1.Dünya Savaşı’nda Osmanlı İmparatorluğu’nun yenilgiyle çıkmasından sonra Mondros Ateşkes Anlaşması imzalaması Anadolu topraklarında hezeyanı da beraberinde getirdi. Yurdun dört bir yanı İngiliz, Fransız, Ermeni, İtalyan, Yunan, Rus kuvvetleri tarafından işgal edilmeye başlayınca Mustafa Kemal, 19 Mayıs 1919 tarihinde Bandırma Vapuru’na binerek Samsun’a hareket etti ve ‘kurtuluş’ mücadelesinin ilk fitili ateşlendi. Milyonlarca vatanperverin Mustafa Kemal öncülüğünde ortaya koyduğu mücadelenin sonucunda kurulan Türkiye Büyük Millet Meclisi bugün 105 yaşında. Kutlu olsun!
1.Dünya Savaşı’nda Osmanlı İmparatorluğu’nun yenilgiyle çıkmasından sonra Mondros Ateşkes Anlaşması imzalaması üzerine Mustafa Kemal, 19 Mayıs 1919 tarihinde Bandırma Vapuru’na binerek Samsun’a hareket etti.
Amasya Tamimi ile Erzurum ve Sivas kongrelerinde alınan kararlar, “Ulusun egemenliğini yine ulusun sağlayacağı”nı ortaya koydu.
MEBUSAN MECLİSİ KAPATILDI
17 Şubat’ta “Misak-ı Milli”yi kabul eden son Osmanlı Mebusan Meclisi 16 Mart’ta İstanbul’un işgalinden sonra 18 Mart’ta kapatıldı. Mustafa Kemal, 19 Mart’ta yayımladığı genelgeyle “Ankara’da olağanüstü yetkili bir Meclis”in toplanacağını duyurdu. 10 Nisan’da arkadaşları ile birlikte asi ilan edilip hakkında “katli vaciptir” fetvası çıkarıldı.
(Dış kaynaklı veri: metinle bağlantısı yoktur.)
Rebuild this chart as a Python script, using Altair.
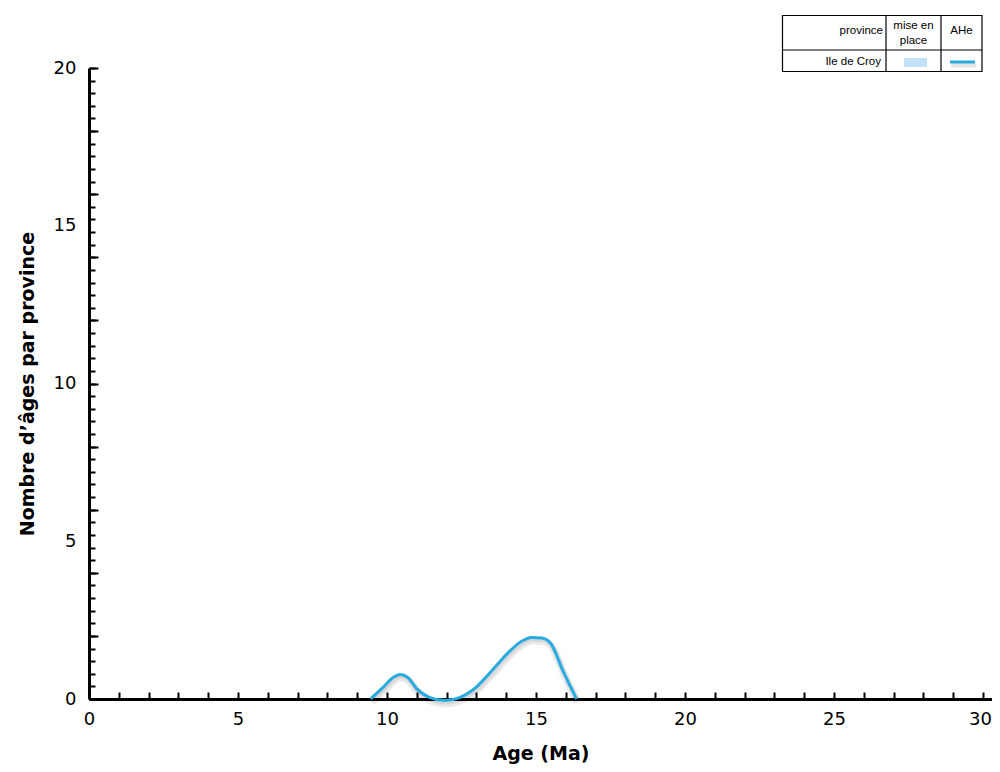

11 Nisan’da Mebusan Meclisi sonsuza kadar kapanırken Milli Mücadele yanlısı 84 vekil Ankara’ya kaçtı. Mustafa Kemal, 22 Nisan’da Büyük Millet Meclisi’nin açılışını duyurduğu genelgesinde “Bundan böyle bütün sivil ve askeri makamların ve bütün ulusun emir alacağı en yüksek kat”ın bu Meclis olacağını kaydetti.
İLK TBMM AÇILDI
23 Nisan 1920’de cuma namazı sonrası ilk TBMM, bugünkü Birinci Meclis binasında ilk toplantısını yaptı. Cumhuriyete giden yolda büyük adımlar atılmasını sağlayacak Türkiye Büyük Millet Meclisi’nin açılması, Türkiye Cumhuriyeti’nin kurtuluş ve kuruluş mücadelesinin en önemli safhalarından birisi oldu.
“HER KUVVET MİLLİ İRADEYE UYMAK ŞARTIYLA YAŞAYABİLİR”
TBMM, açıldığından bu yana milli iradenin yansımasının simgesi oldu. Meclis’in ilk Başkanı Mustafa Kemal Atatürk, TBMM’nin önemine şu cümlelerle dikkat çekmiştir:
“Hep birlikte bakışlarımızı, vicdanımızın merkezi olan millete dikelim. Orada erdemin, vefa ve içten bağlılığın, yenileme arzusunun, egemenlik aşkının ve geleceğin sönmeyen ateşi yanmaktadır. Efendiler, millet önünde, onun hak ettiği bağımsızlığın önünde, onun layık olduğu gelişme ve yenileme arzusu önünde, her kuvvet ancak milletin irade ve amaçlarına uymak şartıyla yaşayabilir. Milletin irade ve amaçlarına uymayanların talihi hüsrandır, çökmedir. Şimdiye kadar milletimizin başına gelen bütün felaketler, kendi talih ve geleceklerini başka birisinin eline terk etmesinden kaynaklanmıştır. Bu kadar acı tecrübeler geçiren milletin bundan sonra egemenliğini bir kişiye vermesi kesinlikle mümkün olmayacaktır.”